The show’s production team steered Romano in the right direction, telling her what goals she should be focused on during her workouts. “[I’d] get more and more meaningful every day towards getting stronger,” she says. “I did what I could, honestly. When I look back, there's not any more training that I could have done with the time that they gave me.”

Aside from running up mountains or swimming in her pool, Romano says that building mental strength was “the most important” component both of her training and of getting through the show.

“Special Forces people are extremely locked in and intelligent, highly, highly skilled people. So you need to showcase your mental ability, not just your leadership skills or your physical resilience,” she says.

The separation that she experienced from her children challenged that. “I did miss Mother's Day [while filming] so I was definitely missing my kids,” she says. “But at the same time, they knew that Mommy had been working towards something for all those weeks, and I wanted to make sure that I was fully present to honor the sacrifice that was being made.”

Her husband’s insistence that she make it through the whole five weeks of filming without quitting helped. “My husband was like, ‘You can't come home, I will not accept you coming home.’ And I was like, ‘OK, all right, I'm not coming home,’” says Romano. “I just had that delusional belief in myself. … I was never going to quit.”

Romano, with her hair wet and plastered to her head, looks wary as she scrambles to the top of a hillside, with a stone wall below..
Channeling Cadet Kelly in the Season 3 premiere episode. (FOX via Getty Images)

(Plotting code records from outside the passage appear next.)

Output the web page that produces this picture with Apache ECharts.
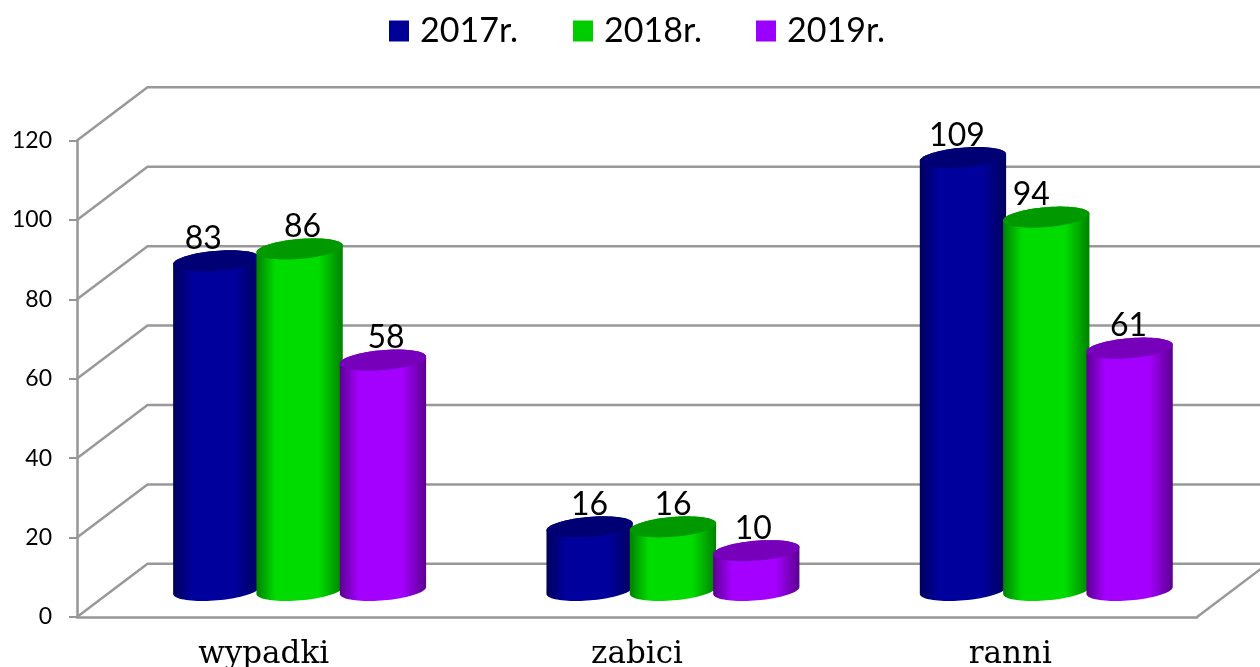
<!DOCTYPE html>
<html><head><meta charset="utf-8">
<style>html,body{margin:0;padding:0;background:#fff}#c{width:1260px;height:667px}</style>
<script src="https://cdn.jsdelivr.net/npm/echarts@6/dist/echarts.min.js"></script>
</head><body><div id="c"></div>
<script>
const categories = ['wypadki', 'zabici', 'ranni'];
const yTicks = [0, 20, 40, 60, 80, 100, 120];
const values2017 = [83, 16, 109];
const values2018 = [86, 16, 94];
const values2019 = [58, 10, 61];

const depthX = 70.5, depthY = -53.2;
const style = [
  {name:'2017r.', data:values2017, color:'#000096', edge:'#00005c', mid:'#00009c', top:'#000074', nudge:[-13,0,-6], legendLeft:389},
  {name:'2018r.', data:values2018, color:'#00cc00', edge:'#008200', mid:'#00dc00', top:'#009a00', nudge:[3,0,-15], legendLeft:573},
  {name:'2019r.', data:values2019, color:'#9900ff', edge:'#5c0090', mid:'#a400ff', top:'#7700bb', nudge:[3,-3,-1], legendLeft:756}
];
const spacing = 0.2232, widthShare = 0.232, tilt = 4.8 * Math.PI / 180, ryShare = 0.23;

function ell(cx, cy, a, b, t) {
  const x = a * Math.cos(t), y = b * Math.sin(t);
  return [cx + x * Math.cos(tilt) + y * Math.sin(tilt), cy - x * Math.sin(tilt) + y * Math.cos(tilt)];
}

function wallItem(params, api) {
  const v = api.value(0);
  const band = api.size([1, 0])[0];
  const p0 = api.coord([0, v]);
  const xL = p0[0] - band / 2, xR = xL + band * categories.length, y = p0[1];
  const children = [{
    type:'polyline',
    shape:{points:[[xL,y],[xL+depthX,y+depthY],[xR+depthX,y+depthY]]},
    style:{fill:null, stroke:'#999999', lineWidth:2.5}
  }];
  if (v === 0) children.push({
    type:'line', shape:{x1:xR,y1:y,x2:xR+depthX,y2:y+depthY},
    style:{stroke:'#999999', lineWidth:2.5}
  });
  return {type:'group', children};
}

function barItem(s, i) {
  return function (params, api) {
    const cat = api.value(0), val = api.value(1);
    const band = api.size([1, 0])[0];
    const top0 = api.coord([cat, val]), base0 = api.coord([cat, 0]);
    const cx = top0[0] + depthX / 2 + 0.7 + (i - 1) * spacing * band;
    const a = widthShare * band / 2, b = a * ryShare;
    const ty = top0[1] + depthY / 2, by = base0[1] + depthY / 2;
    const pts = [];
    const N = 40;
    for (let k = 0; k <= N; k++) pts.push(ell(cx, by, a, b, Math.PI - Math.PI * k / N));
    for (let k = 0; k <= N; k++) pts.push(ell(cx, ty, a, b, -Math.PI * k / N));
    const lid = [];
    for (let k = 0; k < 2 * N; k++) lid.push(ell(cx, ty, a, b, Math.PI * k / N));
    const st = style[i];
    return {type:'group', children:[
      {type:'polygon', shape:{points:pts}, style:{fill:new echarts.graphic.LinearGradient(0,0,1,0,[
        {offset:0,color:st.edge},{offset:0.22,color:st.mid},{offset:0.72,color:st.mid},{offset:1,color:st.edge}])}},
      {type:'polygon', shape:{points:lid}, style:{fill:st.top}},
      {type:'text', z2:10, style:{text:String(val), x:cx + st.nudge[cat], y:ty - 22, align:'center', verticalAlign:'middle',
        font:'32px Lato', fill:'#000'}}
    ]};
  };
}

const chart = echarts.init(document.getElementById('c'), null, {renderer:'canvas'});
chart.setOption({
  animation:false,
  backgroundColor:'#fff',
  legend:style.map(s => ({
    data:[s.name], left:s.legendLeft, top:14, padding:0, icon:'rect', itemWidth:20, itemHeight:21,
    textStyle:{fontFamily:'Lato', fontSize:34, color:'#000', padding:[0,0,0,6]}
  })),
  grid:{left:77, right:63, top:140.5, bottom:50, outerBoundsMode:'none'},
  xAxis:{type:'category', data:categories, boundaryGap:true,
    axisLine:{lineStyle:{color:'#969696', width:2.5}},
    axisTick:{length:9, lineStyle:{color:'#969696', width:2}},
    axisLabel:{fontFamily:'DejaVu Serif', fontSize:31, color:'#000', margin:22}
  },
  yAxis:{type:'value', min:0, max:120, interval:20, splitLine:{show:false},
    axisLine:{show:true, lineStyle:{color:'#969696', width:2.5}},
    axisTick:{show:true, length:8, lineStyle:{color:'#969696', width:2}},
    axisLabel:{fontFamily:'Lato', fontSize:23, color:'#000', margin:25, padding:[8,0,0,0]}
  },
  series:[
    {type:'custom', name:'walls', z:1, silent:true, data:yTicks.map(v => [v]), encode:{y:0}, renderItem:wallItem, clip:false},
    ...style.map((s, i) => ({
      type:'custom', name:s.name, z:2 + i, itemStyle:{color:s.color},
      data:s.data.map((v, c) => [c, v]), encode:{x:0, y:1}, renderItem:barItem(s, i), clip:false
    }))
  ]
});
</script></body></html>
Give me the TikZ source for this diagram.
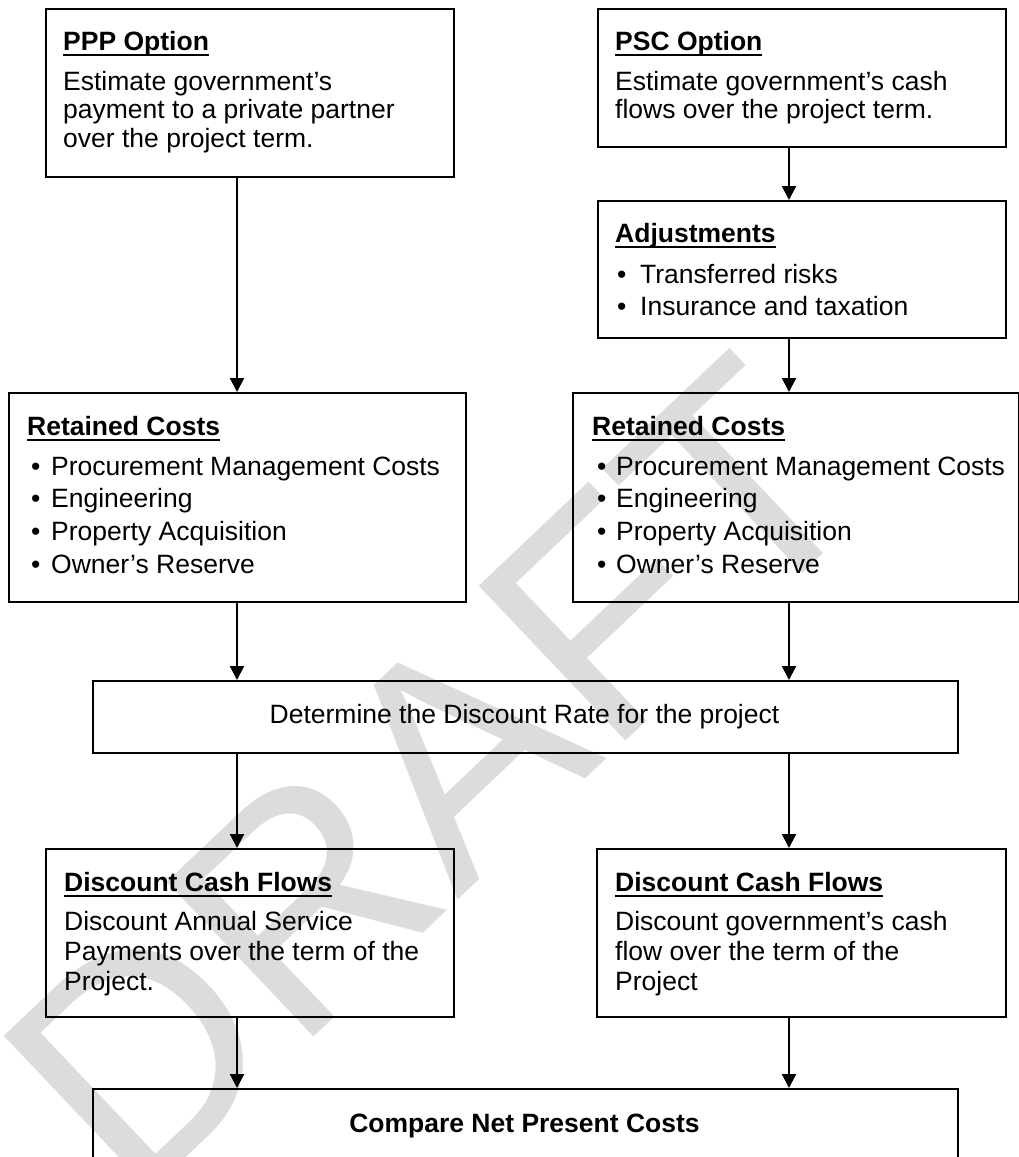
\documentclass[tikz,border=0pt]{standalone}
\usepackage{fontspec}
\setmainfont{Liberation Sans}
\usetikzlibrary{arrows.meta}
\definecolor{wmgray}{RGB}{220,220,220}
\newcommand\bodyfont{\fontsize{26.5pt}{30pt}\selectfont}
\newcommand\myul[1]{\setbox0\hbox{#1}\rlap{\rule[-6.2pt]{\wd0}{1.9pt}}\box0}
\newcommand\bul[2]{\makebox[#1][l]{•}#2}
\begin{document}
\begin{tikzpicture}[x=1pt,y=-1pt,
  box/.style={draw=black, line width=2pt, rectangle, inner sep=0pt, anchor=north west},
  arr/.style={line width=2pt, -{Triangle[width=14pt,length=14pt]}},
  tx/.style={anchor=base west, inner sep=0pt, font=\bodyfont},
  tc/.style={anchor=base, inner sep=0pt, font=\bodyfont},
  wm/.style={text=wmgray, inner sep=0pt, font=\fontsize{310pt}{310pt}\selectfont}]
\useasboundingbox (0,0) rectangle (1019,1157);
\fill[white] (0,0) rectangle (1019,1157);
% watermark
\node[wm, rotate=43.5] (wm) at (434,776) {DRAFT};
% boxes
\node[box, minimum width=408pt, minimum height=168pt] (ppp) at (45,8) {};
\node[box, minimum width=408pt, minimum height=138pt] (psc) at (597,8) {};
\node[box, minimum width=408pt, minimum height=137pt] (adj) at (597,200) {};
\node[box, minimum width=457pt, minimum height=209pt] (retL) at (8,392) {};
\node[box, minimum width=446pt, minimum height=209pt] (retR) at (572,392) {};
\node[box, minimum width=865pt, minimum height=72pt] (rate) at (92,680) {};
\node[box, minimum width=408pt, minimum height=168pt] (dcfL) at (45,848) {};
\node[box, minimum width=409pt, minimum height=168pt] (dcfR) at (596,848) {};
\node[box, minimum width=865pt, minimum height=110pt] (cmp) at (92,1088) {};
% texts
\node[tx] (ppp-t) at (63,50) {\bfseries\myul{PPP Option}};
\node[tx] (ppp-1) at (63,90) {Estimate government’s};
\node[tx] (ppp-2) at (63,118.5) {payment to a private partner};
\node[tx] (ppp-3) at (63,147) {over the project term.};
\node[tx] (psc-t) at (615,50) {\bfseries\myul{PSC Option}};
\node[tx] (psc-1) at (615,90) {Estimate government’s cash};
\node[tx] (psc-2) at (615,118.5) {flows over the project term.};
\node[tx] (adj-t) at (615,242) {\bfseries\myul{Adjustments}};
\node[tx] (adj-1) at (617,283) {\bul{23pt}{Transferred risks}};
\node[tx] (adj-2) at (617,315) {\bul{23pt}{Insurance and taxation}};
\node[tx] (retL-t) at (27,435) {\bfseries\myul{Retained Costs}};
\node[tx] (retL-1) at (31,475) {\bul{20pt}{Procurement Management Costs}};
\node[tx] (retL-2) at (31,507.5) {\bul{20pt}{Engineering}};
\node[tx] (retL-3) at (31,540) {\bul{20pt}{Property Acquisition}};
\node[tx] (retL-4) at (31,573) {\bul{20pt}{Owner’s Reserve}};
\node[tx] (retR-t) at (592,435) {\bfseries\myul{Retained Costs}};
\node[tx] (retR-1) at (597,475) {\bul{19pt}{Procurement Management Costs}};
\node[tx] (retR-2) at (597,507.5) {\bul{19pt}{Engineering}};
\node[tx] (retR-3) at (597,540) {\bul{19pt}{Property Acquisition}};
\node[tx] (retR-4) at (597,573) {\bul{19pt}{Owner’s Reserve}};
\node[tc] (rate-t) at (524.5,723) {Determine the Discount Rate for the project};
\node[tx] (dcfL-t) at (64,891) {\bfseries\myul{Discount Cash Flows}};
\node[tx] (dcfL-1) at (64,930) {Discount Annual Service};
\node[tx] (dcfL-2) at (64,960.5) {Payments over the term of the};
\node[tx] (dcfL-3) at (64,990) {Project.};
\node[tx] (dcfR-t) at (615,891) {\bfseries\myul{Discount Cash Flows}};
\node[tx] (dcfR-1) at (615,930) {Discount government’s cash};
\node[tx] (dcfR-2) at (615,960.5) {flow over the term of the};
\node[tx] (dcfR-3) at (615,990) {Project};
\node[tc] (cmp-t) at (524.5,1132) {\bfseries Compare Net Present Costs};
% connectors
\coordinate (xl) at (237,0);
\coordinate (xr) at (789,0);
\draw[arr] (ppp.south -| xl) -- (retL.north -| xl);
\draw[arr] (psc.south -| xr) -- (adj.north -| xr);
\draw[arr] (adj.south -| xr) -- (retR.north -| xr);
\draw[arr] (retL.south -| xl) -- (rate.north -| xl);
\draw[arr] (retR.south -| xr) -- (rate.north -| xr);
\draw[arr] (rate.south -| xl) -- (dcfL.north -| xl);
\draw[arr] (rate.south -| xr) -- (dcfR.north -| xr);
\draw[arr] (dcfL.south -| xl) -- (cmp.north -| xl);
\draw[arr] (dcfR.south -| xr) -- (cmp.north -| xr);
\end{tikzpicture}
\end{document}
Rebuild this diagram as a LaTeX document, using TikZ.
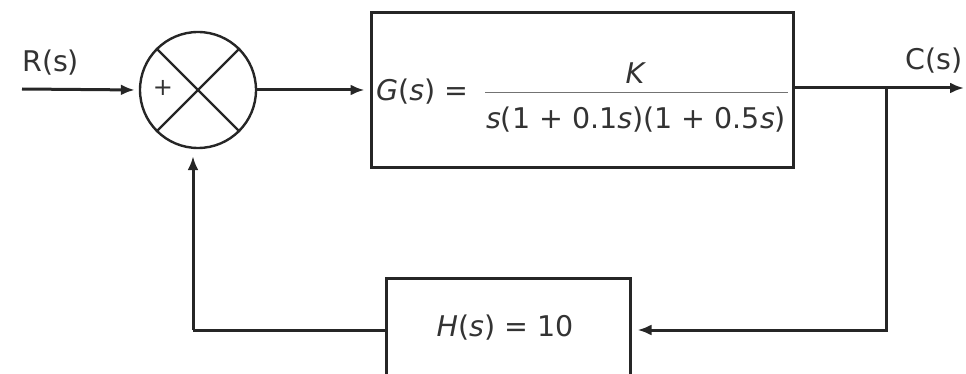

While she challenged herself both before and during the show’s filming, Romano admits she’s been in recovery mode since.

“I told myself I'm not going back to work out unless I want to,” she says. “So I think that I'll go back to working out when I'm good and ready, but I'm not gonna push myself.”

Unlike her training for the show, she says her focus will be on “finding the fun in athleticism again.”

Romano took some time out of the spotlight after her Disney Channel days, but made a comeback with the content she was creating for YouTube and TikTok during the pandemic. She attracted a surge of followers in 2021, when she began opening up about the realities of being a child actress and the relationships she had with her former co-stars. Now, just a few years later, she feels ready to close that chapter and begin a new one.

“It is the ‘now’ era. It is the ‘What have we learned?’ era and 'How are we using it to grow fast?'” she says. “I am 40, and to me, I never even thought about what I wanted to do at 40, because I had accomplished so much at a young age and so you stop having goals, really.”

Her experience as a young star may not be relatable to most people, but she believes that her current adult journey is. “You can get misled from what your personal goals can actually be, and you have to find your way back to what they are,” she says. “Going on the show has given me a little bit of perspective on what my future goals are going to be.”

Romano was prepared for a competition show, but she quickly learned that the only person she was up against was herself. While she initially aimed to make her husband proud, it was defying her own expectations that proved the most rewarding.

“I learned that I can do hard things and that I can believe in myself past just being an actress, being a public person,” she says. “It’s a very personal journey to have confidence in oneself that has nothing to do with other people's acceptance. On this journey, I was able to kind of just be with myself and my own limitations. So I proved to myself that I have this inner strength and that it's up to me to believe in myself.”